Binkie Beaumont was just one of the great characters, and there is always the thing about… you say, ‘I’m going to see Binkie Beaumont’ or go up into the office because you saw him as well for some part or something at the West End and you had to get into this lift. You had to get into this tiny lift, and quite often… well, I’m not sure we should say all this really, it might sound homophobic or something but it isn’t. […] Sometimes you got squeezed into this tiny lift with someone you didn’t particularly want to… Do you remember the film The Producers? […] There is a wonderful scene in that when the terribly gay producer and his minion has to go down and pick them up and they have to go up in this tiny lift and it all gets… I was quite a young actor then, and you had to be quite careful because you often ended up with hands on your knees and all that sort of stuff. You were a prey to some nice charming chaps in the business and when I first went I was quite innocent - ‘Oh aren’t they so nice and friendly’ but you start to realise quite soon, ‘This is not quite right.’ You just ignored all that, but it was quite tricky. So Binkie Beaumont was just famous [for this sort of thing], and, of course Terence Rattigan the great writer, there was a sort of coat room… but they were fabulous people, I mean, they loved theatre, that was thing: they loved theatre and they ran it really well and were beautiful people because they cared about the theatre.

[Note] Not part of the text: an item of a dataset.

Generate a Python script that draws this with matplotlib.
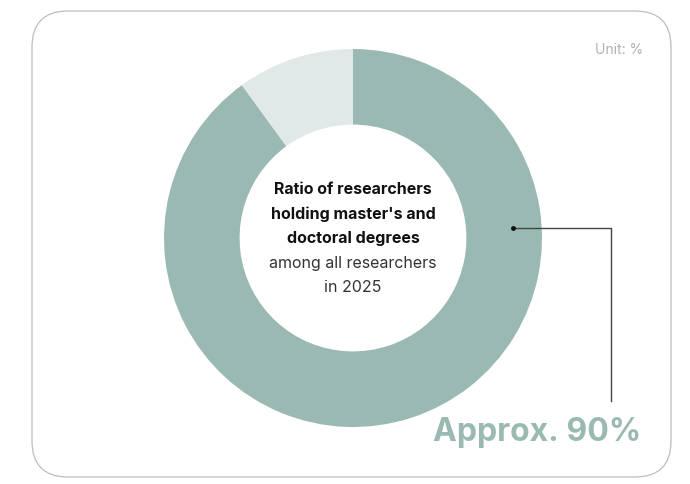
import matplotlib.pyplot as plt
from matplotlib.patches import FancyBboxPatch

# data
shares = [90, 10]
share_labels = ["Master's and doctoral degrees", "Others"]
colors = ['#9bb9b3', '#e0e9e8']
title_lines = ["Ratio of researchers", "holding master's and", "doctoral degrees"]
sub_lines = ["among all researchers", "in 2025"]
callout = "Approx. 90%"
unit = "Unit: %"

W, H = 690, 485
fig = plt.figure(figsize=(W / 100, H / 100), dpi=100)
ax = fig.add_axes([0, 0, 1, 1])

# donut, center/radius in pixel coords (y up)
cx, cy, r = 353, 485 - 239, 189
ax.pie(shares, colors=colors, startangle=90, counterclock=False,
       center=(cx, cy), radius=r,
       wedgeprops=dict(width=r * 0.4, linewidth=0))

ax.set_xlim(0, W)
ax.set_ylim(0, H)
ax.set_aspect('auto')
ax.axis('off')

# card border
card = FancyBboxPatch((32, 7), 639, 466, boxstyle="round,pad=0,rounding_size=36",
                      facecolor='none', edgecolor='#bdbdbd', linewidth=0.9)
ax.add_patch(card)

# centre text
y0 = 485 - 190
for i, t in enumerate(title_lines):
    ax.text(cx, y0 - i * 24.5, t, ha='center', va='center', fontsize=11.5,
            fontweight='bold', family='Inter', color='#111111')
for i, t in enumerate(sub_lines):
    ax.text(cx, y0 - (i + 3) * 24.5, t, ha='center', va='center', fontsize=11.5,
            family='Inter', color='#333333')

ax.text(643, 485 - 50, unit, ha='right', va='center', fontsize=10,
        family='Inter', color='#b0b0b0')

# leader line
ax.plot([513, 611, 611], [485 - 229, 485 - 229, 485 - 402], color='#444444', lw=1.0)
ax.plot(513, 485 - 229, 'o', color='#111111', ms=2.5)

ax.text(641, 485 - 433, callout, ha='right', va='center', fontsize=23,
        fontweight='bold', family='Inter', color='#9bb9b3')

fig.savefig('out.png', dpi=100)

(An edited extract from an interview with Anthony Verner on 19 April 2007, conducted by Eleanor Carter)
I think Beaumont's sexuality is irrelevant. He did a trendous job in bringing quality to the stage. Not always in the pkays, I grant you, but in settings and the way the productions were dressed. "H.M.Tennant Presents" on the top of a poster was generally the sign of a well made production. The Company ran the Globe and Queens Theatres as well as a non-profit ditributing exercise for a while at the Lyric Hammersmith, aided by the Arts Council, to give newer works a try. I think there was a rumo9ur about the funds generated not being always used for the right purpose. But if by being gay, Beaumont had the right eye what would look good on the stage and what would draw an audience, well then I believe that was to the betterment of the Theatre in general. In time of course his ideas no longer worked and were overtaken by more modern developments but please don't knock his concept of the well-made play. He kept a lot of people in work and a lot of theatres open. After his death, Helen Montague led Tennants for a while, still mainting standards. Later in went in to decline as the people at the helm lacked his skill. I think his sexuality was one of the things which gave him an edge, but it was part of the man, not the whole man.